Defendant insists the present statutes on sexual abuse have not changed the former requirement of "utmost resistance" and that this must necessarily be manifested by applying an objective test. We do not agree. Fear has always been recognized as a substitute for the resistance which our cases otherwise required. State v. Gray, 216 N.W.2d 306, 307-08. (Iowa 1974); State v. Holoubek, 246 Iowa 109, 113, 66 N.W.2d 861, 864 (1954). It is true that in these cases there was either an act of violence or a threat of violence with the apparent power to carry out the threat. The present statute, however, (section 709.5) specifically directs that the question whether the sexual act was committed "by force or against the will" of the victim should be decided by considering the circumstances surrounding the act. This, we take it, means all the circumstances, subjective as well as objective.
It is true defendant did not threaten complainant and used no force except that which is necessary for the act of sexual intercourse itself. We believe, however, that the jury couldand obviously didbelieve complainant when she testified to fear which rendered her incapable of protest or resistance. This is all our statute demands. There is no merit to defendant's argument to the contrary.
II. Impeachment Testimony.
The second issue raised is that the trial court erred in permitting defendant to be impeached by testimony concerning his previous arrests. Although it is questionable whether this alleged error was properly preserved for appeal, we consider the matter on its merits.
Defendant testified he originally gave the police a false statement concerning his actions because he was frightened by being *323 placed under arrest. On cross-examination, the State attempted to show his story about being frightened was not credible because he had previously been arrested and presumably would not experience fear because of that fact. The State specifically disavowed any intention to use the arrest or arrests to impeach defendant's general credibility as is shown by the following exchange:
MR. DOTSON (defense counsel):Excuse me, your Honor. If this man has a prior felony conviction that [the county attorney] wants to impeach this young man with, that is fine. If he wants to go into his traffic record, I am going to object at this point. It is an improper question on the part of the State.
MR. SOLDAT (county attorney):I don't care about his convictions, not going into his convictions. What I am going into is the quality of his mind upon arrest that was brought up on direct examination. I would like to show this was not a new experience for this young man and he had no reason to be frightened by such an experience.

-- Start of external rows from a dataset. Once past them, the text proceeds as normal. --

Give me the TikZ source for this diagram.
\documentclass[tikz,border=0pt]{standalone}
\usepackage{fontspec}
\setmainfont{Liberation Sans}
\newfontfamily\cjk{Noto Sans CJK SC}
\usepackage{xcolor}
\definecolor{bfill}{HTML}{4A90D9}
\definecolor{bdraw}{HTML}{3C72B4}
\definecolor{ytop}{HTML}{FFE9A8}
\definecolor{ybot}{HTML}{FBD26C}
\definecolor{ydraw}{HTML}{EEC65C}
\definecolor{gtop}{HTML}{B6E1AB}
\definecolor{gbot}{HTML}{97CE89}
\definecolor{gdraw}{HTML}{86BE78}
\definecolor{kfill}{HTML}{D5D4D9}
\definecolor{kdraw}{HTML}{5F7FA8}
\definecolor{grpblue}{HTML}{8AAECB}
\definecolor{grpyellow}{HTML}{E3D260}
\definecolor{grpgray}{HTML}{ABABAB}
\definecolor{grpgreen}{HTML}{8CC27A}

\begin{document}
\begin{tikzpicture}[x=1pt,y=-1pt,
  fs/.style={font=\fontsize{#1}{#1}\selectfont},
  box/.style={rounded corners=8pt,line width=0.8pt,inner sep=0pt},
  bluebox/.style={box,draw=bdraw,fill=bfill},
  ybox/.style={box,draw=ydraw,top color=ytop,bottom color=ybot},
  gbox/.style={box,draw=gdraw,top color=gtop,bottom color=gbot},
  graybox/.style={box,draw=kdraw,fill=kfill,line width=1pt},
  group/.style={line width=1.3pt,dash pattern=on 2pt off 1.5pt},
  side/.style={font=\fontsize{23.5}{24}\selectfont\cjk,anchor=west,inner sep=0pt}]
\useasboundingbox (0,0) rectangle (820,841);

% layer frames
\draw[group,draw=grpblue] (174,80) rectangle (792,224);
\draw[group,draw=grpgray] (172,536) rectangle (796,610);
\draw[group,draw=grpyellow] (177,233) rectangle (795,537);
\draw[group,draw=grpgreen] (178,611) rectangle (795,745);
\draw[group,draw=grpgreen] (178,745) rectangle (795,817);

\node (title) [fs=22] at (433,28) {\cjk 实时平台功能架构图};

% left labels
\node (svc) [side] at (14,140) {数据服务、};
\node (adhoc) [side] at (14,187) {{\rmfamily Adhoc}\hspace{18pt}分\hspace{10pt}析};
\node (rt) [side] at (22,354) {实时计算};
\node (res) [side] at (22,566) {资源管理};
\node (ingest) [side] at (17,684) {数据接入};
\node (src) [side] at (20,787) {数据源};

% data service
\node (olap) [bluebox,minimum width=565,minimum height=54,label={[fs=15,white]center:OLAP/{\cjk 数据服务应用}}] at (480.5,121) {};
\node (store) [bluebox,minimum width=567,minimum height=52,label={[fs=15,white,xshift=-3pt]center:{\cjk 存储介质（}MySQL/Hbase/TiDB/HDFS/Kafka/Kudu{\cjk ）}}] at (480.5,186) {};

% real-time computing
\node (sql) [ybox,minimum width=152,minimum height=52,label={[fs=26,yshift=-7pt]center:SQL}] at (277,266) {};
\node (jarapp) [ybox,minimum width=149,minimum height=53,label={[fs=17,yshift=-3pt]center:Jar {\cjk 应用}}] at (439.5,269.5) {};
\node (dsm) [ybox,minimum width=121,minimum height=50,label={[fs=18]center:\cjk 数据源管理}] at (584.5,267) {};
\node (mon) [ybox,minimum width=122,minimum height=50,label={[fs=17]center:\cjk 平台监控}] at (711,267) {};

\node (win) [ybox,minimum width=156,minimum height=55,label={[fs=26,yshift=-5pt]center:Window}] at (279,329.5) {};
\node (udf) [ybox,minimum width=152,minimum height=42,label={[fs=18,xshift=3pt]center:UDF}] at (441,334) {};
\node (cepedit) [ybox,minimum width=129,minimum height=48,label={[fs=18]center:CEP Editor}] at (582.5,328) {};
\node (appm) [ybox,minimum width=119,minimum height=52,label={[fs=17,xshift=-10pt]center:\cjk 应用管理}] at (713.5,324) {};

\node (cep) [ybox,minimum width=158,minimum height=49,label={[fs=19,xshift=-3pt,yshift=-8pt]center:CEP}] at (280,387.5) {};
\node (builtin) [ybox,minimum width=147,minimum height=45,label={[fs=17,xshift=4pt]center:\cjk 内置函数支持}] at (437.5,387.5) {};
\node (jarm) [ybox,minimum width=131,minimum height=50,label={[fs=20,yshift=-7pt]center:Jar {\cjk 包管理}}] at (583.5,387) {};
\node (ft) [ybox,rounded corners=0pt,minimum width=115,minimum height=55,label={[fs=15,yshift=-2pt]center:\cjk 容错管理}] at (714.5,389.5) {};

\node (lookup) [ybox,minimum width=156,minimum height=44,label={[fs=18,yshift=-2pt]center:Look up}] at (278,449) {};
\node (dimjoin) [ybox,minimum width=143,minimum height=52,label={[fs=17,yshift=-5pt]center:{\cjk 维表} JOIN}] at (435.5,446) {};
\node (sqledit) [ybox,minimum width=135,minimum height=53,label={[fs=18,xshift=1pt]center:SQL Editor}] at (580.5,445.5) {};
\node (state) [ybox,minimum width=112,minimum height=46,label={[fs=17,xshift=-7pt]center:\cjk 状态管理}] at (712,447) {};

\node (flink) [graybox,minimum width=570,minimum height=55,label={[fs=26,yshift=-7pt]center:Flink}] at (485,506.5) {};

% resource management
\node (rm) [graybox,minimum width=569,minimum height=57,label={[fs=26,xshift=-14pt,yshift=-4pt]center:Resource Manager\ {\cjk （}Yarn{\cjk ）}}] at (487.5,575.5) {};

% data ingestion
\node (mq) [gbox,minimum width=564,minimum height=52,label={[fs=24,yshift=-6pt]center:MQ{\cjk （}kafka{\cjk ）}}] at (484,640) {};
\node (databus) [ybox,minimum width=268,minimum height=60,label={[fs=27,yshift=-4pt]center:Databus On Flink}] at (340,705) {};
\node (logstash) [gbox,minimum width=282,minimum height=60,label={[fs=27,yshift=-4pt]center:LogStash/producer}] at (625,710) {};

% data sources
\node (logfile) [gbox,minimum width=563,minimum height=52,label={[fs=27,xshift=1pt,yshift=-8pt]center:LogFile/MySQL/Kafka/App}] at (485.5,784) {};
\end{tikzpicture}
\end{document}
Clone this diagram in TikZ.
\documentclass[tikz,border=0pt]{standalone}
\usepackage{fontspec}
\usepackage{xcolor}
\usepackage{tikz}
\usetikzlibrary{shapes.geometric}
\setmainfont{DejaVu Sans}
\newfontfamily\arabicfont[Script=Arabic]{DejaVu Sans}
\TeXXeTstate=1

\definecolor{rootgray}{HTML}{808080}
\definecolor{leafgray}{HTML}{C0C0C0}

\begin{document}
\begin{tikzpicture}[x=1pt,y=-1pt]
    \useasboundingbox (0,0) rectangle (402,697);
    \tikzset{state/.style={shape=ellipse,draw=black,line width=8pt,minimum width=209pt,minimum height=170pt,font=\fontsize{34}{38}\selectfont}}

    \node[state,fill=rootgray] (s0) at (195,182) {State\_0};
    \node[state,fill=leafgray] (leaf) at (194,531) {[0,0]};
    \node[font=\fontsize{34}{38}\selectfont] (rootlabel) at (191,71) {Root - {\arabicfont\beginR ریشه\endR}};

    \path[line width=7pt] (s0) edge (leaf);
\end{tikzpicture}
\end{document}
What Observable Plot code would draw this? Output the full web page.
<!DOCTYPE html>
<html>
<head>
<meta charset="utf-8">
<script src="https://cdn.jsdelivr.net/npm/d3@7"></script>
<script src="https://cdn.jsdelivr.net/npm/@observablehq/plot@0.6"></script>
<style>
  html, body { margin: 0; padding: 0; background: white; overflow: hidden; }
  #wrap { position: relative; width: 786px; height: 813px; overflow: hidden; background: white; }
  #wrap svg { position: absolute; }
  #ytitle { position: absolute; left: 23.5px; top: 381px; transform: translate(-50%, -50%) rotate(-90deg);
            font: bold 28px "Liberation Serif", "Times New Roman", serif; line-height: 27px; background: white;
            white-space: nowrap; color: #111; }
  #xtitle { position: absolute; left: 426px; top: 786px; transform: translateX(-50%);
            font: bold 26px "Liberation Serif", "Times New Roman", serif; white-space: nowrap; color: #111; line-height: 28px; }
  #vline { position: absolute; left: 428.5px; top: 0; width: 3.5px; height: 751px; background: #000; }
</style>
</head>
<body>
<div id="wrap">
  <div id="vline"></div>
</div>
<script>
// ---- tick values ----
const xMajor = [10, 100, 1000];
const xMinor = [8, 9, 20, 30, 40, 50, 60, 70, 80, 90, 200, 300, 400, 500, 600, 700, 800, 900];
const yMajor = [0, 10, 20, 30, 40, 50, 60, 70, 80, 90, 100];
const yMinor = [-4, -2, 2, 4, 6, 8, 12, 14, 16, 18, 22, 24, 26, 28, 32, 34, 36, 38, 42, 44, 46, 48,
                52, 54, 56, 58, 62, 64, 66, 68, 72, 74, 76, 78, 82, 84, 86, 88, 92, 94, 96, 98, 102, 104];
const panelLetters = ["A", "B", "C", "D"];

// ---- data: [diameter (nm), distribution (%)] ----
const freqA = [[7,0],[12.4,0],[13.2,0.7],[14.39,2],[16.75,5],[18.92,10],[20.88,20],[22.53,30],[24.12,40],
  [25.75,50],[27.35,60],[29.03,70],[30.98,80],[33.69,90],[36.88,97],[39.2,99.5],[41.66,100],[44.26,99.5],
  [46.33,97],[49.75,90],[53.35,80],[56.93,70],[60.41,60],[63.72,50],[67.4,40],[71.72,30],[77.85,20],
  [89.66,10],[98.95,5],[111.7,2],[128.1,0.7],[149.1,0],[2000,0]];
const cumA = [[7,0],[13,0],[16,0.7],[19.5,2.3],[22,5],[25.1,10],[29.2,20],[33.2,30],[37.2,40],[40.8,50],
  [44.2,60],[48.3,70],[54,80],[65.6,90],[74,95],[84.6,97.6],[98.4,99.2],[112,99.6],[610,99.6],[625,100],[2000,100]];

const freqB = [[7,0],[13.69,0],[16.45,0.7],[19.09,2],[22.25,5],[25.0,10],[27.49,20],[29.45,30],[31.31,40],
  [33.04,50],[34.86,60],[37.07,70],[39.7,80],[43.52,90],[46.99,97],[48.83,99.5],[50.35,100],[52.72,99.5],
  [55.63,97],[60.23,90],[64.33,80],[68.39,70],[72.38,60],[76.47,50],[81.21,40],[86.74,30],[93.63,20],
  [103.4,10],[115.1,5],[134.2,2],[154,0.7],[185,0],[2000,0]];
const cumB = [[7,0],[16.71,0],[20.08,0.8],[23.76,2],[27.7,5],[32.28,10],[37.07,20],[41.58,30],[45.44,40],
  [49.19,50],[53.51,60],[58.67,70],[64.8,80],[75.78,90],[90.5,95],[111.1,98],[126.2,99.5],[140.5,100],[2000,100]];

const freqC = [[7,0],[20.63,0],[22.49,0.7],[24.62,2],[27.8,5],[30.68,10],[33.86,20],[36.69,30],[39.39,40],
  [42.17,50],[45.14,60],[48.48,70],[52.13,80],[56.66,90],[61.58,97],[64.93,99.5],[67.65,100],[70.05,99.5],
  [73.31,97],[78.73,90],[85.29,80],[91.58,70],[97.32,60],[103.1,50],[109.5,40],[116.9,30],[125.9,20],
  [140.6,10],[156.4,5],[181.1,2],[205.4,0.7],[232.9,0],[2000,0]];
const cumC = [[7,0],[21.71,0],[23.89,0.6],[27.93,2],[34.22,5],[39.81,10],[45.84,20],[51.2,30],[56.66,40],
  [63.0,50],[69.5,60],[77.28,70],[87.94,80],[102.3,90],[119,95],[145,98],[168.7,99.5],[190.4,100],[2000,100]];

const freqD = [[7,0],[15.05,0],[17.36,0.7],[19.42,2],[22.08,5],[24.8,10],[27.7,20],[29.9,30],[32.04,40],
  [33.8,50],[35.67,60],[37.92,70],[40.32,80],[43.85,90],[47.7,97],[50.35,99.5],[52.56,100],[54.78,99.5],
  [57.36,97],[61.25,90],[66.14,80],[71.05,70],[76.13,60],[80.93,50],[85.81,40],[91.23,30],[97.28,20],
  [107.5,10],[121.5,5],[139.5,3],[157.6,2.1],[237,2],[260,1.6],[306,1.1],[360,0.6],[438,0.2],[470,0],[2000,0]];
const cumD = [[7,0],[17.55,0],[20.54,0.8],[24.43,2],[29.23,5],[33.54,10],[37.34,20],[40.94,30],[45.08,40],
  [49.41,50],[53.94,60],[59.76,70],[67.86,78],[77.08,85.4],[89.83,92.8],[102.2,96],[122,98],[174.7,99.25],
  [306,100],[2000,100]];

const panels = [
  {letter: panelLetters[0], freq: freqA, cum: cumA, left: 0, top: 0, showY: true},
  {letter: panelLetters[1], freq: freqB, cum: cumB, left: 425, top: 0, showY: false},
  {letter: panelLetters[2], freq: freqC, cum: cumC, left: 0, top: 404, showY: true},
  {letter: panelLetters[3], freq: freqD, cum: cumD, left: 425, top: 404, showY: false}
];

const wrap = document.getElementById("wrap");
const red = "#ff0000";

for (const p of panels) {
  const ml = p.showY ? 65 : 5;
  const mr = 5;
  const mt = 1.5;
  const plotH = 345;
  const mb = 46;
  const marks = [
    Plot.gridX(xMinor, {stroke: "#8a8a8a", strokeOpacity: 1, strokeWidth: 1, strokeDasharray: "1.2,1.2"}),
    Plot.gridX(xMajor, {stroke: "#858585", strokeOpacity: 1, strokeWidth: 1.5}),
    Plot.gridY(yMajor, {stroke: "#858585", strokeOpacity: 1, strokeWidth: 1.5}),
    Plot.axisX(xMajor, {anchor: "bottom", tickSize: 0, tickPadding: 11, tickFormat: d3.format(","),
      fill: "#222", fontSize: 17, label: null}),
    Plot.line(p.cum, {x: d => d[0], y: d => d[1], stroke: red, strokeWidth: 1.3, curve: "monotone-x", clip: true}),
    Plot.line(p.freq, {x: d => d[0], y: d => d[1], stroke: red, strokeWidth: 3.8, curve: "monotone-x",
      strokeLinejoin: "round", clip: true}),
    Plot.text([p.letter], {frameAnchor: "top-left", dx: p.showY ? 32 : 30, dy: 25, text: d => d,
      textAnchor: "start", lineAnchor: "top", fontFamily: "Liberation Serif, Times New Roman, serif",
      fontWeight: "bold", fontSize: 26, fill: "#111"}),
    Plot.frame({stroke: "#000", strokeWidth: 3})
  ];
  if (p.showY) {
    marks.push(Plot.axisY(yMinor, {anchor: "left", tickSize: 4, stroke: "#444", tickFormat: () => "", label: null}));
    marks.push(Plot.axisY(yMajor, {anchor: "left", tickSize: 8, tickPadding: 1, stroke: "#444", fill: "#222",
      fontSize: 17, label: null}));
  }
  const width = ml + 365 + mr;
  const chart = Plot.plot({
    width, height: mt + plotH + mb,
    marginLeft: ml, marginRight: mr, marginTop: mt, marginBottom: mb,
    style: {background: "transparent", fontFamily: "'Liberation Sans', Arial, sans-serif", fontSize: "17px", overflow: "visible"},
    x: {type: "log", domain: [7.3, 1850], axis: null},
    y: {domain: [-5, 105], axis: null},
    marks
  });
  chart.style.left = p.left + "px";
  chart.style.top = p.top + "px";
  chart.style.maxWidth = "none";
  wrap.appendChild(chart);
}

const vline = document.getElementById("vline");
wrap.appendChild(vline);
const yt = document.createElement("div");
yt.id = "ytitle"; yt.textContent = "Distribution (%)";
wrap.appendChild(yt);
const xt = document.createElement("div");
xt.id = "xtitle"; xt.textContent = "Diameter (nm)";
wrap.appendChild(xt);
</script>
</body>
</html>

Evidence of an arrest is not admissible to impeach a witness. It does not connote guilt nor reflect upon credibility. But that does not mean it is never admissible for other purposes. A defendant in a criminal case who takes the stand submits himself to cross-examination the same as any other witness. State v. Conner, 241 N.W.2d 447, 455 (Iowa 1976). Iowa R.Crim.P. 19.
In the present case defendant undertook to explain away his false statement to the police by attributing it to fear upon being arrested. This permitted the State to show he was not fearful. Whether a prior arrest would serve this purpose is debatable. It might be argued a prior arrest would make one more, rather than less, fearful. It might also be argued an isolated arrest for an undisclosed reason at an undisclosed time would be so prejudicial as to outweigh any slight probative value. However, these matters were never raised. Defendant treated the question as though it was offered for general impeachment purposes and objected only on that ground, which presents no basis for reversal.
Finding no reversible error, we affirm the judgment.